Lo primero, porque al descubrir que el Dios uno y trino, el Amor infinito y eterno, vive en nosotros mismos, podemos arraigarnos en Él con todo nuestro ser y todas nuestras fuerzas, podemos entablar un diálogo profundo e íntimo de amor con Él en todo momento, podemos sabernos en comunicación permanente con Él y ser conscientes de su presencia constante. Podemos sentirnos abrazados por el Amor divino y abrirnos a su acción omnipotente para que nos vaya transformando en Él mismo.

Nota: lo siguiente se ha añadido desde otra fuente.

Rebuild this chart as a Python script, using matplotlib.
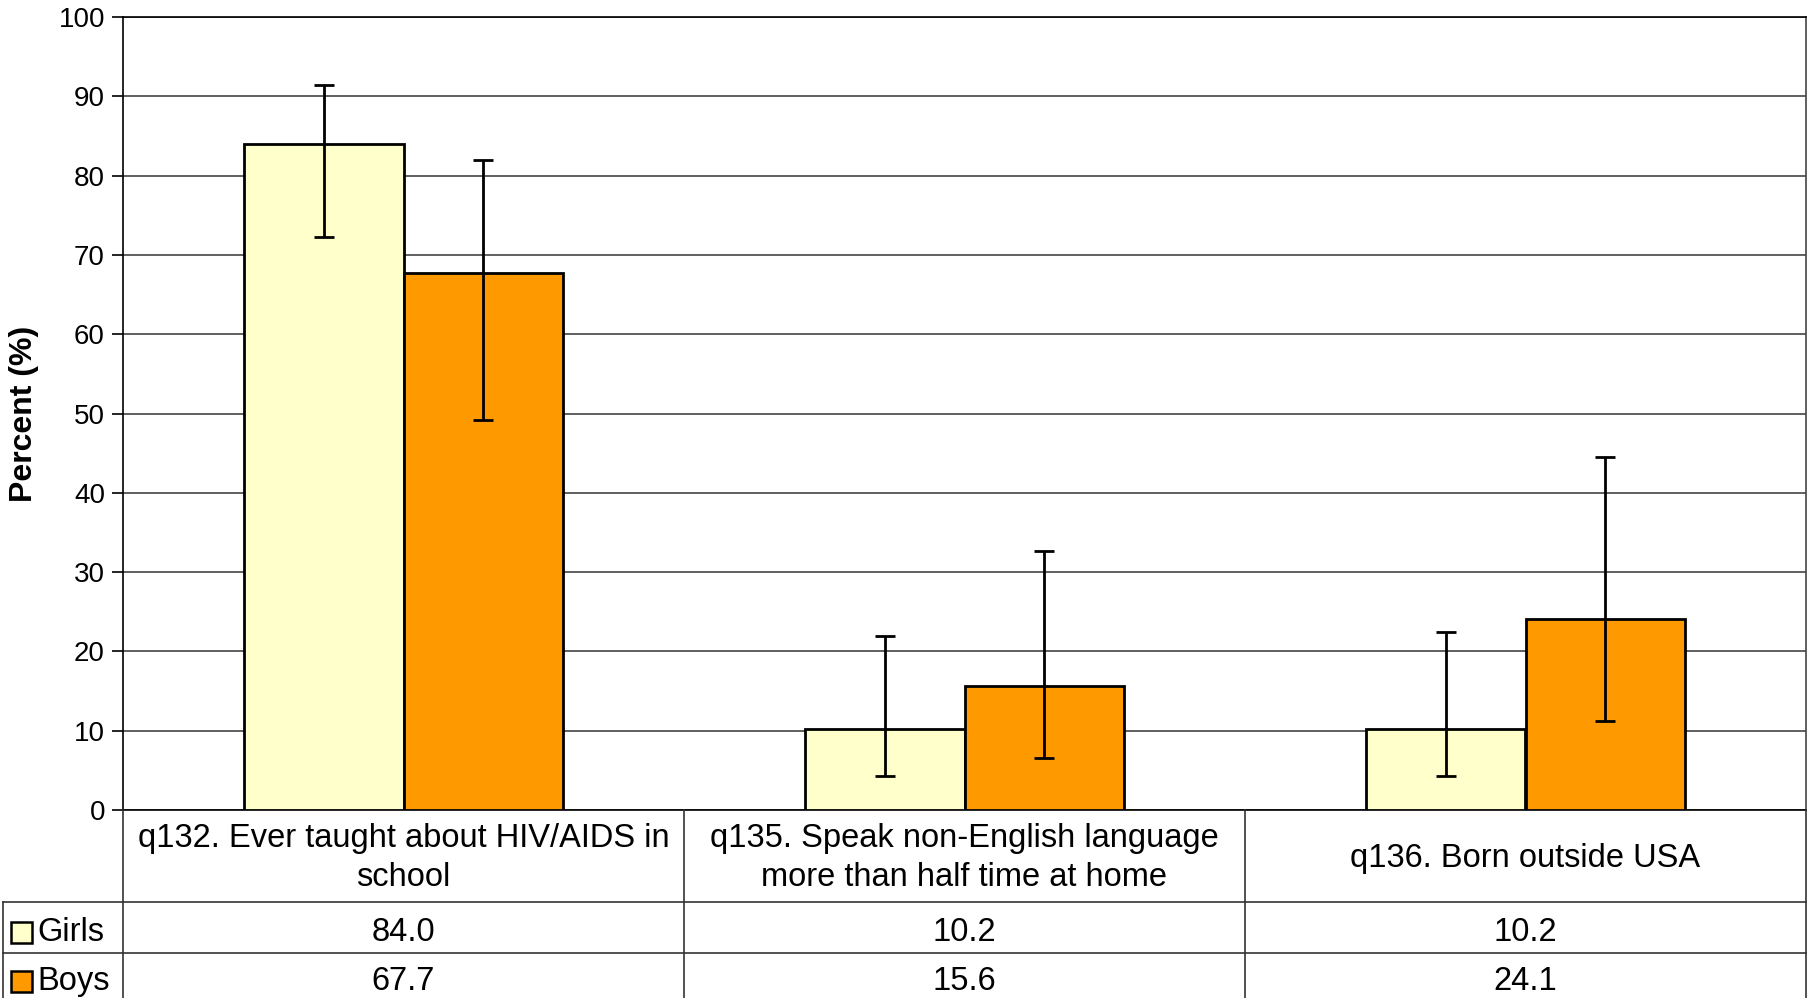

Lo segundo, porque la conciencia de esta realidad nos llevará a buscar el aumento de la gracia en los medios ordinarios por los que Dios nos la transmite: los sacramentos, la oración y las buenas obras. Acudiremos asiduamente al excelentísimo sacramento de la Eucaristía, que nos proporciona aumento de gracia al recibir al mismo Hijo de Dios encarnado en nuestra alma. Acudiremos asiduamente también al sacramento de la Reconciliación o Penitencia para purificarnos de nuestros pecados veniales, lavarnos de los pecados mortales si los hubiéramos cometido y progresar en la formación de una conciencia recta y delicada. Acudiremos también a los demás sacramentos en la medida y circunstancias en que podamos o debamos recibirlos para ser llenados de la gracia propia de ellos. Acudiremos con frecuencia y asiduidad a la oración y procuraremos vivir en un estado permanente de oración en todas nuestras actividades, sabiendo que en

ella se nos otorga también la gracia. Y nos esforzaremos en el ejercicio de la caridad y de las buenas obras, especialmente en el cumplimiento de los mandamientos de la Ley de Dios y de la Santa Madre Iglesia, los ejercicios de piedad y las obras de misericordia,

así corporales como espirituales.

En fin, la vivencia de la inhabitación trinitaria nos facilitará la lucha contra el pecado, sobre todo contra el pecado mortal, al ser conscientes de que por éste perdemos ese infinito tesoro para nuestra alma, arrojando a Dios de ella y no pudiendo recuperar su presencia y compañía íntima hasta que hayamos acudido al sacramento de la Penitencia,

si bien Él pudiera venir ya anticipadamente a nosotros en un acto de contrición profunda por el dolor del pecado o los pecados cometidos, pero aún no con la perfección con que lo hará tras la recepción adecuada del sacramento. También nos ayudará para luchar contra el pecado venial, ya que, si bien con éste no expulsamos a Dios de nuestra alma, la ensuciamos indebidamente con pequeñas faltas que, además, generan en nosotros el riesgo de relajarnos y acostumbrarnos al mal, aunque sea menor.